超えていると判定されたときは、ノイズが重畳していることになるので、ノイズが重畳している部分について、図3で説明した処理と同様の処理を実行することにより、ノイズを削除するとともに補間した訂正検出信号を作成し、S204に進む(S203)。
以上の演算処理を実行することにより、ノイズを削除した測定データに基づいて、位置や角度を求めることができる。
本実施形態では、ピーク変動の閾値をひとつ前のピークとの比較で定めたが、これに限られない。例えば、検出信号の微分係数は、検出信号におけるピーク位置を反映するので、検出信号の微分係数をモニタすることにより、ピークの変動特性をモニタすることができる。
11:磁気ソース
12:3軸コイル(送信側)
13:ヘルメット
14:磁気センサ
16:3軸コイル(受信側)
20:制御部
21:基準信号生成部
22:ノイズ抽出部
23:訂正検出信号生成部
24:位置角度算出部
25:信号比較部
26:閾値比較部
Claims (3)
- 交流基準信号を生成する基準信号生成部と、
交流基準信号に基づいてコイルを励磁することにより空間に交流磁界を発生する磁気ソースと、
交流磁界が発生している空間内の任意の地点における交流磁界を検出する磁気センサと、
検出信号の波形と交流基準信号の波形とを比較して、両信号の位相を揃えた上で一方の信号強度が他方の信号強度と同じになるように信号レベルを拡大、縮小した上で差分を算出することにより磁気センサから出力される検出信号に含まれる電磁ノイズに起因するパルス状ノイズ成分を抽出するノイズ成分抽出部と、
検出信号から前記ノイズ成分抽出部により抽出されたノイズ成分を除去した訂正検出信号を生成する訂正検出信号作成部と、
訂正検出信号に基づいて磁気センサの位置および角度を算出する位置角度演算部とを備え、
算出した磁気センサの位置および角度から磁気センサを取り付けた物体の位置および角度を求めることを特徴とする位置角度検出装置。

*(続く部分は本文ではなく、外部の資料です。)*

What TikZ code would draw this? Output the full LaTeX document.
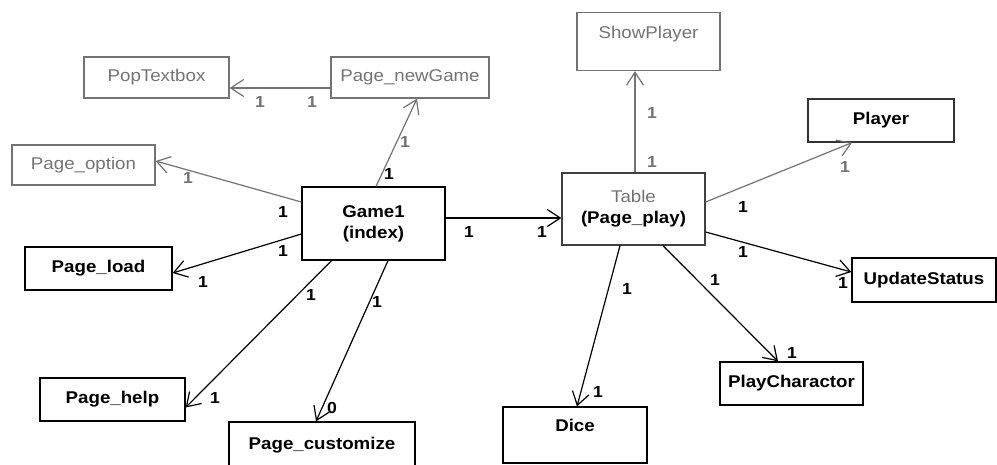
\documentclass[tikz,border=0pt]{standalone}
\usepackage{fontspec}
\setmainfont{Liberation Sans}[FakeStretch=1.1]
\usetikzlibrary{arrows.meta}
\definecolor{umlgray}{gray}{0.45}
\begin{document}
\begin{tikzpicture}[x=1pt,y=-1pt,
  cls/.style={draw, line width=1.3pt, inner sep=0pt, align=center,
    font=\fontsize{17}{21}\selectfont\bfseries},
  dimcls/.style={cls, draw=umlgray, text=umlgray, font=\fontsize{17}{21}\selectfont},
  assoc/.style={line width=1.2pt,
    -{Straight Barb[length=13pt,width=17pt,line width=1.2pt]}},
  dimassoc/.style={assoc, draw=umlgray},
  mult/.style={inner sep=0pt, font=\fontsize{16}{18}\selectfont\bfseries},
  dimmult/.style={mult, text=umlgray},
]
\fill[white] (0,0) rectangle (997,464);
\useasboundingbox (0,0) rectangle (997,464);

% classes
\node[dimcls, minimum width=145pt, minimum height=41pt] (pop) at (156.5,77.5) {PopTextbox};
\node[dimcls, minimum width=158pt, minimum height=41pt] (newgame) at (410,77.5) {Page\_newGame};
\node[dimcls, minimum width=143pt, minimum height=40pt] (option) at (83.5,165) {Page\_option};
\node[cls, minimum width=143pt, minimum height=73pt] (game) at (373.5,223.5) {Game1\\(index)};
\node[cls, minimum width=147pt, minimum height=43pt] (load) at (98.5,268.5) {Page\_load};
\node[cls, minimum width=145pt, minimum height=43pt] (help) at (112.5,399.5) {Page\_help};
\node[cls, minimum width=186pt, minimum height=46pt] (custom) at (322,445) {Page\_customize};
\node[dimcls, minimum width=143pt, minimum height=58pt, text height=13pt, text depth=20pt] (show) at (648.5,41.5) {ShowPlayer};
\node[cls, draw=black!75, minimum width=143pt, minimum height=72pt] (table) at (633.5,209)
  {{\mdseries\color{umlgray}Table}\\(Page\_play)};
\node[cls, draw=black!80, minimum width=146pt, minimum height=43pt] (player) at (881,120.5) {Player};
\node[cls, minimum width=144pt, minimum height=44pt] (update) at (924,280) {UpdateStatus};
\node[cls, minimum width=143pt, minimum height=43pt] (playchar) at (791.5,383.5) {PlayCharactor};
\node[cls, minimum width=144pt, minimum height=56pt, text height=13pt, text depth=20pt] (dice) at (575,435) {Dice};

% associations
\draw[dimassoc] ([yshift=-10.5pt]newgame.west) -- ([yshift=-10.5pt]pop.east);
\draw[dimassoc] ([xshift=2.5pt]game.north) -- ([xshift=7pt]newgame.south);
\draw[dimassoc] ([yshift=21.5pt]game.west) -- ([yshift=4pt]option.east);
\draw[assoc] ([yshift=-10.5pt]game.west) -- ([yshift=-4.5pt]load.east);
\draw[assoc] ([xshift=-42pt]game.south) -- ([yshift=-8pt]help.east);
\draw[assoc] ([xshift=14.5pt]game.south) -- ([xshift=-6pt]custom.north);
\draw[assoc] ([yshift=5.5pt]game.east) -- ([yshift=-9pt]table.west);
\draw[dimassoc] ([xshift=1.5pt]table.north) -- ([xshift=-13.5pt]show.south);
\draw[dimassoc] ([yshift=7pt]table.east) -- ([xshift=-29pt]player.south);
\draw[assoc] ([yshift=-23pt]table.east) -- ([yshift=8pt]update.west);
\draw[assoc] ([xshift=-13.5pt]table.south) -- ([xshift=2pt]dice.north);
\draw[assoc] ([xshift=29.5pt]table.south) -- ([xshift=-13.5pt]playchar.north);

% multiplicities
\node[dimmult] (m1a) at (260,102) {1};
\node[dimmult] (m1b) at (312,102) {1};
\node[dimmult] (m2a) at (405,142) {1};
\node[mult] (m2b) at (389,174) {1};
\node[dimmult] (m3a) at (188,178) {1};
\node[mult] (m3b) at (283,212) {1};
\node[mult] (m4a) at (283,251) {1};
\node[mult] (m4b) at (203,282) {1};
\node[mult] (m5a) at (311,295) {1};
\node[mult] (m5b) at (215,398) {1};
\node[mult] (m6a) at (377,302) {1};
\node[mult] (m6b) at (332,408) {0};
\node[mult] (m7a) at (469,232) {1};
\node[mult] (m7b) at (542,232) {1};
\node[dimmult] (m8a) at (652,113) {1};
\node[dimmult] (m8b) at (652,162) {1};
\node[mult] (m9a) at (743,207) {1};
\node[dimmult] (m9b) at (845,167) {1};
\node[mult] (m10a) at (743,252) {1};
\node[mult] (m10b) at (843,283) {1};
\node[mult] (m11a) at (627,289) {1};
\node[mult] (m11b) at (598,392) {1};
\node[mult] (m12a) at (715,280) {1};
\node[mult] (m12b) at (792,353) {1};
\end{tikzpicture}
\end{document}
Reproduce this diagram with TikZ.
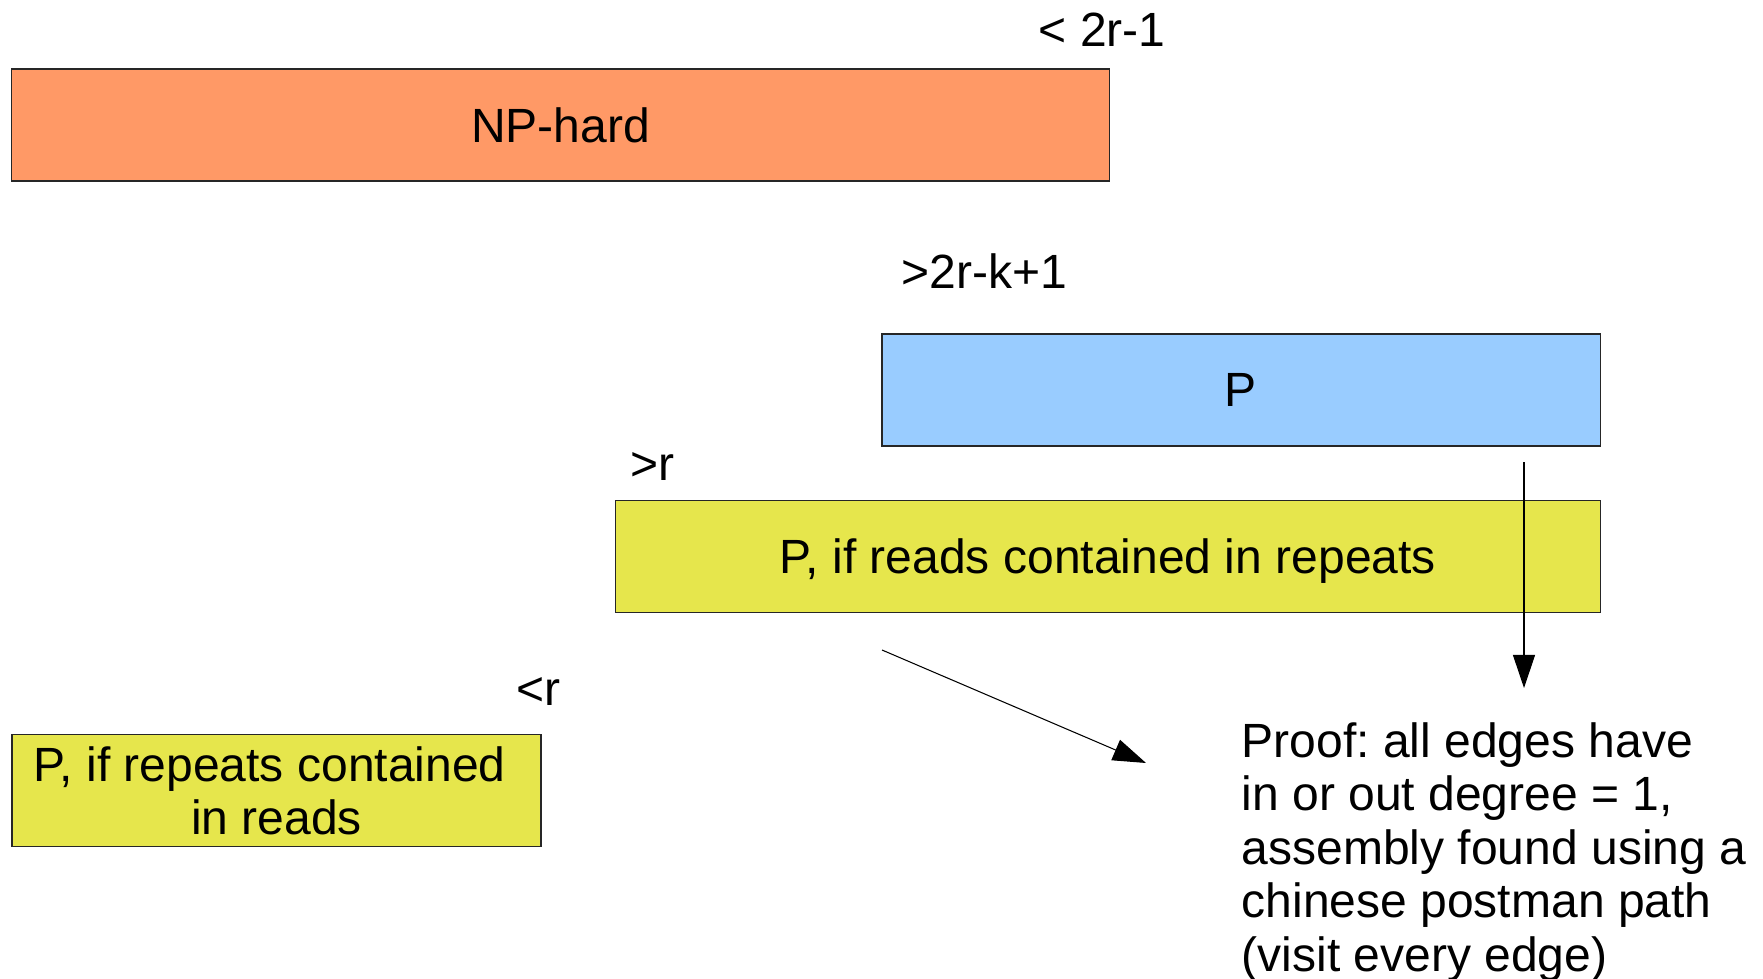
\documentclass[tikz,border=0pt]{standalone}
\usepackage{fontspec}
\setmainfont{Liberation Sans}
\frenchspacing
\usetikzlibrary{arrows.meta}
\definecolor{nporange}{RGB}{255,153,102}
\definecolor{pblue}{RGB}{153,204,255}
\definecolor{pyellow}{RGB}{230,230,76}
\begin{document}
\begin{tikzpicture}[x=0.01cm,y=-0.01cm,
    every node/.style={inner sep=0pt,font=\fontsize{13.66pt}{15.2pt}\selectfont},
    band/.style={draw=black!85,line width=0.4pt,align=center,minimum height=1.12cm,text depth=0pt},
    bound/.style={anchor=base west}]
  \useasboundingbox (0,0) rectangle (1763,979);
  \draw
    (560.5,125) node[band,fill=nporange,minimum width=10.97cm] (nphard){NP-hard}
    (1241,390) node[band,fill=pblue,minimum width=7.18cm] (poly){P}
    (1108,556.5) node[band,fill=pyellow,minimum width=9.84cm] (readsin){P, if reads contained in repeats}
    (276.5,790.5) node[band,fill=pyellow,minimum width=5.29cm] (repeatsin){P, if repeats contained\hspace*{0.28em}\\in reads}
    (1038,47) node[bound] (b1){< 2r-1}
    (901,289) node[bound] (b2){>2r-k+1}
    (630,480) node[bound] (b3){>r}
    (516,705) node[bound] (b4){<r}
    (1241,971) node[bound,align=left] (proof){Proof: all edges have\\in or out degree = 1,\\assembly found using a\\chinese postman path\\(visit every edge)};
  \coordinate (v0) at (1524,462);
  \coordinate (v1) at (1524,688);
  \coordinate (d0) at (882,650);
  \coordinate (d1) at (1146,763);
  \begin{scope}[-{Triangle[length=0.33cm,width=0.22cm]},line width=0.3pt]
    \draw (v0) to (v1);
    \draw (d0) to (d1);
  \end{scope}
\end{tikzpicture}
\end{document}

- 訂正検出信号作成部は、検出信号におけるパルス状ノイズ成分が重畳した部分を補間データに置換することによりノイズ成分を除去した訂正検出信号を作成することを特徴とする請求項1に記載の位置角度検出装置。
- 請求項1〜請求項2のいずれかに記載の位置角度検出装置の磁気センサをヘルメットに装着し、ヘルメットの位置および角度を検出することを特徴とするヘッドモーショントラッカ。